The error analysis shows for the best model (i.e., from Attempt I) shows that on a validation dataset with a thousand randomly chosen example, the model achieves an F1-score of 0.509, which is quite similar to its performance on the test set. The validation set contained examples from reddit, goodreads, and a few books, so this shows that the model weakly generalizes to new examples.
- After setting up a python environment, install the necessary package requirements by
running
pip install requirements.txt - Run the notebook
compiling_more_data.ipynbsequentially to gather and visualize data from the new sources.
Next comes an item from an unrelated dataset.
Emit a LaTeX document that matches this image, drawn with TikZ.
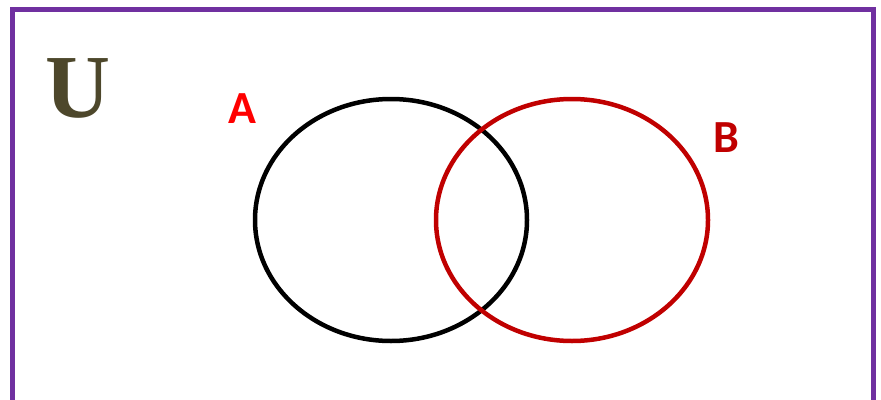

The links to all the data repositories have been provided.- For the new gutenberg books, run the notebook
Top_Ranked_Gutenberg_Ebooks_Download.ipynb
- For the new gutenberg books, run the notebook
- For pre-processing and randomly mixing and matching the data, run
prepping_new_data.ipynbcell-by-cell. - To train the model: either use
test_space_582_comp.ipynbif local computing resources are sufficient. Otherwise, usefine_tune_roberta.pyin combination withrun_finetune.slurmon a computing cluster. - After the model is done training, visualize the data and perform analysis using
eda_and_error.ipynb
I posit that once the amount of training data is increased, the model should perform at least better than the randomized baseline.
The hope with this approach was multiplying the amount of fine-tuning data so that the model would be exposed to a diversity of new examples. For the next time, spending more time and being more cautious while mixing-and-matching sentences could help this model "learn" about authorship styles and perform much better than the baseline.
Future attempts could include stylometric modeling of text; these features when passed to the model could help it better learn how to distinguish between the writing styles of different authors. Another possibility could be using a contrastive loss function instead of the standard cross-entropy loss. The contrastive loss would be based on the embeddings of the text, which would better capture the style of the author's writing; embeddings of similar text would be clustered together, while those with differing style would be separated in the model's feature space.